# The exercise
Write out only the lines from the start of the entries up to and including the line with "35.1, 35.1, 35.1]"; please skip the pictures.

—————

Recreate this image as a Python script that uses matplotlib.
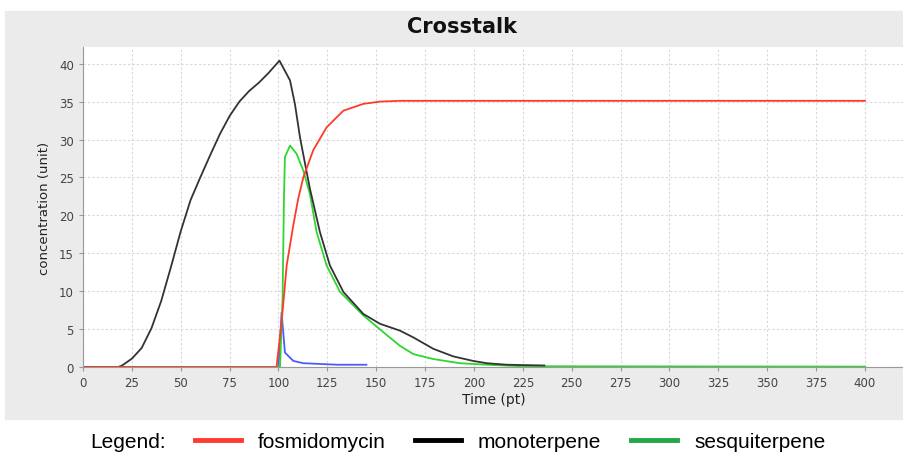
import matplotlib.pyplot as plt
from matplotlib.lines import Line2D
from matplotlib.patches import Rectangle

# values
fos_t = [0, 99, 101.6, 104.2, 107.6, 110.1, 112.7, 117.8, 124.6, 133.2, 143.4, 151.9, 162, 180, 400]
fos_c = [0, 0, 5.9, 13.4, 18.7, 22.2, 25.0, 28.6, 31.6, 33.8, 34.7, 35.0, 35.1, 35.1, 35.1]

mono_t = [0, 18, 20, 25, 30, 35, 40, 45, 50, 55, 60, 65, 70, 75, 80, 85, 90, 95, 100.5,
          105.9, 108.4, 111, 113.6, 116.1, 118.7, 121.2, 126.3, 133.2, 143.4, 151.9,
          162.1, 169, 179.2, 189.4, 199.6, 206.5, 216.7, 236]
mono_c = [0, 0, 0.2, 1.1, 2.5, 5.1, 8.7, 13.2, 17.9, 22.0, 25.0, 27.9, 30.7, 33.1, 35.0,
          36.4, 37.5, 38.8, 40.4, 37.8, 34.7, 30.3, 26.8, 23.5, 20.6, 17.8, 13.4, 9.9, 7.0,
          5.7, 4.8, 3.9, 2.4, 1.4, 0.8, 0.5, 0.3, 0.2]

sesq_t = [0, 100.8, 102.1, 102.8, 103.3, 105.9, 109.3, 112.7, 116.1, 119.5, 124.6, 131.5,
          143.4, 153.6, 162.1, 169, 179.2, 192.8, 206.5, 225, 400]
sesq_c = [0, 0, 9.0, 22.2, 27.7, 29.2, 28.1, 25.9, 22.8, 17.8, 13.4, 9.9, 6.8, 4.6, 2.8,
          1.7, 1.05, 0.5, 0.3, 0.1, 0.05]

other_t = [100, 101.6, 103.3, 107.6, 112.7, 130, 145]
other_c = [0, 7.2, 1.9, 0.8, 0.5, 0.3, 0.3]

xticks = list(range(0, 401, 25))
yticks = list(range(0, 41, 5))

fig = plt.figure(figsize=(9.04, 4.56), dpi=100)
fig.patches.append(Rectangle((5 / 904, 1 - 420 / 456), 1, (420 - 12) / 456,
                             transform=fig.transFigure, color='#ebebeb', zorder=-10))

ax = fig.add_axes([83 / 904, 1 - 368 / 456, 1 - 83 / 904, 320 / 456])
ax.set_facecolor('white')
ax.plot(other_t, other_c, color='#4a5cff', lw=1.3)
ax.plot(sesq_t, sesq_c, color='#2fd62f', lw=1.3)
ax.plot(mono_t, mono_c, color='#333333', lw=1.3)
ax.plot(fos_t, fos_c, color='#ff3a2a', lw=1.3)

ax.set_xlim(0, 420)
ax.set_ylim(0, 42.2)
ax.set_xticks(xticks)
ax.set_yticks(yticks)
ax.grid(True, color='#d8d8d8', linestyle=(0, (2, 2)), lw=0.8)
ax.set_axisbelow(True)
for s in ['top', 'right']:
    ax.spines[s].set_visible(False)
for s in ['left', 'bottom']:
    ax.spines[s].set_color('#999999')
ax.tick_params(labelsize=8.5, colors='#444444', length=3, color='#999999')
ax.set_xlabel('Time (pt)', fontsize=10, color='#222222', labelpad=2)
ax.set_ylabel('concentration (unit)', fontsize=9.5, color='#222222', labelpad=6)

fig.text(462 / 904, 1 - 27 / 456, 'Crosstalk', ha='center', va='center',
         fontsize=15, fontweight='bold', color='#111111')

fig.text(90 / 904, 1 - 443 / 456, 'Legend:', ha='left', va='center',
         fontsize=15, family='Liberation Sans')
handles = [Line2D([], [], color='#ff3b30', lw=3.5),
           Line2D([], [], color='black', lw=3.5),
           Line2D([], [], color='#22a844', lw=3.5)]
fig.legend(handles, ['fosmidomycin', 'monoterpene', 'sesquiterpene'], ncol=3,
           loc='center', bbox_to_anchor=(510 / 904, 1 - 443 / 456), frameon=False,
           prop={'family': 'Liberation Sans', 'size': 15}, handlelength=2.2,
           columnspacing=1.45, handletextpad=0.8)

fig.savefig('out.png', dpi=100)
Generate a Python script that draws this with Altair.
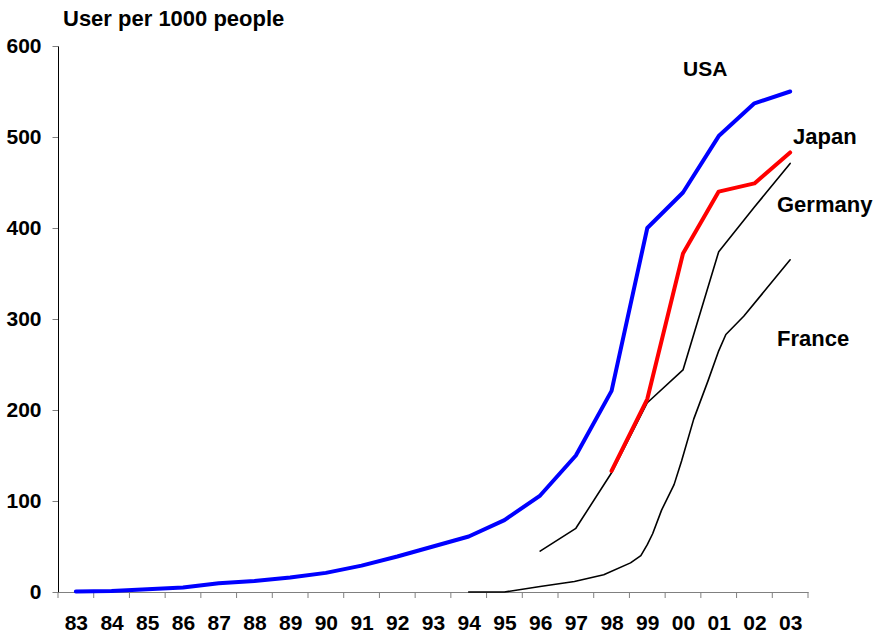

—————

# Task answer
Recreate this image as a Python script that uses matplotlib.
import matplotlib.pyplot as plt
from matplotlib.lines import Line2D
from matplotlib.patches import Rectangle

# values
fos_t = [0, 99, 101.6, 104.2, 107.6, 110.1, 112.7, 117.8, 124.6, 133.2, 143.4, 151.9, 162, 180, 400]
fos_c = [0, 0, 5.9, 13.4, 18.7, 22.2, 25.0, 28.6, 31.6, 33.8, 34.7, 35.0, 35.1, 35.1, 35.1]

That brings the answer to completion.